All the data must come back unchanged, except that pictures are left out.

→ DATA SHOWN:
<<<<

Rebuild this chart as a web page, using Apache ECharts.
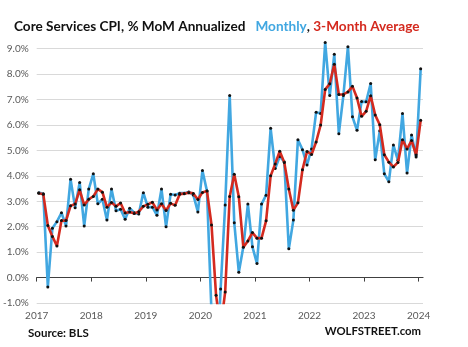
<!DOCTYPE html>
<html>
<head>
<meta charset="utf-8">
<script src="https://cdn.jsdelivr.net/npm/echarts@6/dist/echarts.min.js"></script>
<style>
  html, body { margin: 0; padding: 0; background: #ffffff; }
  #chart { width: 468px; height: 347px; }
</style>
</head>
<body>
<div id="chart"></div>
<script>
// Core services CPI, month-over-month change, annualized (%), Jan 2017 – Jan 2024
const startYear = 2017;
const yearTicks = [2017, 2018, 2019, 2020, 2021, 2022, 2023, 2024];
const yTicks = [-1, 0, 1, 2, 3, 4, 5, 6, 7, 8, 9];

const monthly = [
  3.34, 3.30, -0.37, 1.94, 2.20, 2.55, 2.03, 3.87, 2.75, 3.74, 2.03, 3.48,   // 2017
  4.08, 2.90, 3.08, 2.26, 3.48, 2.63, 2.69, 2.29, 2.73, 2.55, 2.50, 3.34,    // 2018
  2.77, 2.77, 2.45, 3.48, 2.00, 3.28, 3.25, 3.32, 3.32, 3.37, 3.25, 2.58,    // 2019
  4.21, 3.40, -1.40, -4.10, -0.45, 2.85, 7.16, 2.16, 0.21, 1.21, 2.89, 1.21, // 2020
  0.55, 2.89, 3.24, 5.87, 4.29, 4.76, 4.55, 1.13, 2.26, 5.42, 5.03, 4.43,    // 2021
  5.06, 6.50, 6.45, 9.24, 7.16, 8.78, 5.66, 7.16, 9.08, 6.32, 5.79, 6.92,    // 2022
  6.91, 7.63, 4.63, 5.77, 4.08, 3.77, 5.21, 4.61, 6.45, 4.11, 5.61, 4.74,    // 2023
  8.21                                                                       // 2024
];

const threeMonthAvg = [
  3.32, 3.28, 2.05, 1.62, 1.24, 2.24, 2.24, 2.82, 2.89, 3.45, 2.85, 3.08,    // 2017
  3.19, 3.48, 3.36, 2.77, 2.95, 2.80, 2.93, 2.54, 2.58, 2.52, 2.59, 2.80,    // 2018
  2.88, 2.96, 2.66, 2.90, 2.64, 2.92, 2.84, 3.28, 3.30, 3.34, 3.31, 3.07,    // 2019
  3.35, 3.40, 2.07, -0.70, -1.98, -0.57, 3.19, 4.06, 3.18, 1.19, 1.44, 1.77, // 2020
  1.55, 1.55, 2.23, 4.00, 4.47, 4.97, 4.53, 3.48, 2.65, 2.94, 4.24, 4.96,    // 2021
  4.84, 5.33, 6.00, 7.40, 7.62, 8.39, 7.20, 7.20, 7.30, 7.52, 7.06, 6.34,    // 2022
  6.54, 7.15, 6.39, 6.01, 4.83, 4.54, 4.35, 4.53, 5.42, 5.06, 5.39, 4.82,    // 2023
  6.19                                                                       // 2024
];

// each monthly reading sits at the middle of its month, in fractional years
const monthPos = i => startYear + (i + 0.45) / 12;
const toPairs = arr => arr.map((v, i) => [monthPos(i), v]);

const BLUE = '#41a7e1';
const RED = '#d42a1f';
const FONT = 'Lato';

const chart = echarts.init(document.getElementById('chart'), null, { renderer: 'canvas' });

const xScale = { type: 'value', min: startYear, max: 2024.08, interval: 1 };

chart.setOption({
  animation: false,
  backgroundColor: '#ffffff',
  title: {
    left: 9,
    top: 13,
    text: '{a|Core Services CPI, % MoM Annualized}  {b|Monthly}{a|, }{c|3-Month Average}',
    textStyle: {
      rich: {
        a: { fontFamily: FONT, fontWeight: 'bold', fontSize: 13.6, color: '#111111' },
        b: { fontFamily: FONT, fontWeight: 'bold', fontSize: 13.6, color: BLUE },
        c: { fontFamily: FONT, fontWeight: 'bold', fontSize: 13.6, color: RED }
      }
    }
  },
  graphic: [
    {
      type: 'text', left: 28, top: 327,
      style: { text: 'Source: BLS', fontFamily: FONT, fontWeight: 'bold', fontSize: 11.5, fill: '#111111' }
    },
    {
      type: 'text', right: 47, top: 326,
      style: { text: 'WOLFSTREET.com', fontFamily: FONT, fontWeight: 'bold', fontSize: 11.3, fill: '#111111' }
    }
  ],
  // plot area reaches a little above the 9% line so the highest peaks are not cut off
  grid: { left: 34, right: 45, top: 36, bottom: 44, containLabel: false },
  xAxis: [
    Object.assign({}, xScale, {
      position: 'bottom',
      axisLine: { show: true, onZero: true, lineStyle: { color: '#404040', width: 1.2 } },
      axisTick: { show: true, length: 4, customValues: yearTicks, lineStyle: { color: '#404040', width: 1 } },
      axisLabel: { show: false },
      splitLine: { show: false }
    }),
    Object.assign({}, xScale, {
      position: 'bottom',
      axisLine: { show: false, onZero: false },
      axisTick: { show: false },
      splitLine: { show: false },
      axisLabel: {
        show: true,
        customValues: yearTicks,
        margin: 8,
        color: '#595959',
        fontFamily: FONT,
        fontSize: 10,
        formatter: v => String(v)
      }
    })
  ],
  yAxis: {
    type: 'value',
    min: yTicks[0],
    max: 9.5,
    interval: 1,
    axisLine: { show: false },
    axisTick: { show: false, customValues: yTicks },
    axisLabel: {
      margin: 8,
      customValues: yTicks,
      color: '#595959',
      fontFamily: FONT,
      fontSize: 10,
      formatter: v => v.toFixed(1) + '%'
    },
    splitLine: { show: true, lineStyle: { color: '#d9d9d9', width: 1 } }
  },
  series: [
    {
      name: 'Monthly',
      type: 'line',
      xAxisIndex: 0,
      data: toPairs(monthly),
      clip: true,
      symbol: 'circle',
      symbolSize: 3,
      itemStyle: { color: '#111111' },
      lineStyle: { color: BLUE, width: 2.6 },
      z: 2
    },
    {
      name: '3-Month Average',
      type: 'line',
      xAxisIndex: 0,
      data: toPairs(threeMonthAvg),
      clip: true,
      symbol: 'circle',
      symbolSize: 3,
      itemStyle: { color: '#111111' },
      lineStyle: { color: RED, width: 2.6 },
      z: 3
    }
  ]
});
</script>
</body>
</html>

>>>>

→ ANSWER:
Rebuild this chart as a web page, using Apache ECharts.
<!DOCTYPE html>
<html>
<head>
<meta charset="utf-8">
<script src="https://cdn.jsdelivr.net/npm/echarts@6/dist/echarts.min.js"></script>
<style>
  html, body { margin: 0; padding: 0; background: #ffffff; }
  #chart { width: 468px; height: 347px; }
</style>
</head>
<body>
<div id="chart"></div>
<script>
// Core services CPI, month-over-month change, annualized (%), Jan 2017 – Jan 2024
const startYear = 2017;
const yearTicks = [2017, 2018, 2019, 2020, 2021, 2022, 2023, 2024];
const yTicks = [-1, 0, 1, 2, 3, 4, 5, 6, 7, 8, 9];

const monthly = [
  3.34, 3.30, -0.37, 1.94, 2.20, 2.55, 2.03, 3.87, 2.75, 3.74, 2.03, 3.48,   // 2017
  4.08, 2.90, 3.08, 2.26, 3.48, 2.63, 2.69, 2.29, 2.73, 2.55, 2.50, 3.34,    // 2018
  2.77, 2.77, 2.45, 3.48, 2.00, 3.28, 3.25, 3.32, 3.32, 3.37, 3.25, 2.58,    // 2019
  4.21, 3.40, -1.40, -4.10, -0.45, 2.85, 7.16, 2.16, 0.21, 1.21, 2.89, 1.21, // 2020
  0.55, 2.89, 3.24, 5.87, 4.29, 4.76, 4.55, 1.13, 2.26, 5.42, 5.03, 4.43,    // 2021
  5.06, 6.50, 6.45, 9.24, 7.16, 8.78, 5.66, 7.16, 9.08, 6.32, 5.79, 6.92,    // 2022
  6.91, 7.63, 4.63, 5.77, 4.08, 3.77, 5.21, 4.61, 6.45, 4.11, 5.61, 4.74,    // 2023
  8.21                                                                       // 2024
];

const threeMonthAvg = [
  3.32, 3.28, 2.05, 1.62, 1.24, 2.24, 2.24, 2.82, 2.89, 3.45, 2.85, 3.08,    // 2017
  3.19, 3.48, 3.36, 2.77, 2.95, 2.80, 2.93, 2.54, 2.58, 2.52, 2.59, 2.80,    // 2018
  2.88, 2.96, 2.66, 2.90, 2.64, 2.92, 2.84, 3.28, 3.30, 3.34, 3.31, 3.07,    // 2019
  3.35, 3.40, 2.07, -0.70, -1.98, -0.57, 3.19, 4.06, 3.18, 1.19, 1.44, 1.77, // 2020
  1.55, 1.55, 2.23, 4.00, 4.47, 4.97, 4.53, 3.48, 2.65, 2.94, 4.24, 4.96,    // 2021
  4.84, 5.33, 6.00, 7.40, 7.62, 8.39, 7.20, 7.20, 7.30, 7.52, 7.06, 6.34,    // 2022
  6.54, 7.15, 6.39, 6.01, 4.83, 4.54, 4.35, 4.53, 5.42, 5.06, 5.39, 4.82,    // 2023
  6.19                                                                       // 2024
];

// each monthly reading sits at the middle of its month, in fractional years
const monthPos = i => startYear + (i + 0.45) / 12;
const toPairs = arr => arr.map((v, i) => [monthPos(i), v]);

const BLUE = '#41a7e1';
const RED = '#d42a1f';
const FONT = 'Lato';

const chart = echarts.init(document.getElementById('chart'), null, { renderer: 'canvas' });

const xScale = { type: 'value', min: startYear, max: 2024.08, interval: 1 };

chart.setOption({
  animation: false,
  backgroundColor: '#ffffff',
  title: {
    left: 9,
    top: 13,
    text: '{a|Core Services CPI, % MoM Annualized}  {b|Monthly}{a|, }{c|3-Month Average}',
    textStyle: {
      rich: {
        a: { fontFamily: FONT, fontWeight: 'bold', fontSize: 13.6, color: '#111111' },
        b: { fontFamily: FONT, fontWeight: 'bold', fontSize: 13.6, color: BLUE },
        c: { fontFamily: FONT, fontWeight: 'bold', fontSize: 13.6, color: RED }
      }
    }
  },
  graphic: [
    {
      type: 'text', left: 28, top: 327,
      style: { text: 'Source: BLS', fontFamily: FONT, fontWeight: 'bold', fontSize: 11.5, fill: '#111111' }
    },
    {
      type: 'text', right: 47, top: 326,
      style: { text: 'WOLFSTREET.com', fontFamily: FONT, fontWeight: 'bold', fontSize: 11.3, fill: '#111111' }
    }
  ],
  // plot area reaches a little above the 9% line so the highest peaks are not cut off
  grid: { left: 34, right: 45, top: 36, bottom: 44, containLabel: false },
  xAxis: [
    Object.assign({}, xScale, {
      position: 'bottom',
      axisLine: { show: true, onZero: true, lineStyle: { color: '#404040', width: 1.2 } },
      axisTick: { show: true, length: 4, customValues: yearTicks, lineStyle: { color: '#404040', width: 1 } },
      axisLabel: { show: false },
      splitLine: { show: false }
    }),
    Object.assign({}, xScale, {
      position: 'bottom',
      axisLine: { show: false, onZero: false },
      axisTick: { show: false },
      splitLine: { show: false },
      axisLabel: {
        show: true,
        customValues: yearTicks,
        margin: 8,
        color: '#595959',
        fontFamily: FONT,
        fontSize: 10,
        formatter: v => String(v)
      }
    })
  ],
  yAxis: {
    type: 'value',
    min: yTicks[0],
    max: 9.5,
    interval: 1,
    axisLine: { show: false },
    axisTick: { show: false, customValues: yTicks },
    axisLabel: {
      margin: 8,
      customValues: yTicks,
      color: '#595959',
      fontFamily: FONT,
      fontSize: 10,
      formatter: v => v.toFixed(1) + '%'
    },
    splitLine: { show: true, lineStyle: { color: '#d9d9d9', width: 1 } }
  },
  series: [
    {
      name: 'Monthly',
      type: 'line',
      xAxisIndex: 0,
      data: toPairs(monthly),
      clip: true,
      symbol: 'circle',
      symbolSize: 3,
      itemStyle: { color: '#111111' },
      lineStyle: { color: BLUE, width: 2.6 },
      z: 2
    },
    {
      name: '3-Month Average',
      type: 'line',
      xAxisIndex: 0,
      data: toPairs(threeMonthAvg),
      clip: true,
      symbol: 'circle',
      symbolSize: 3,
      itemStyle: { color: '#111111' },
      lineStyle: { color: RED, width: 2.6 },
      z: 3
    }
  ]
});
</script>
</body>
</html>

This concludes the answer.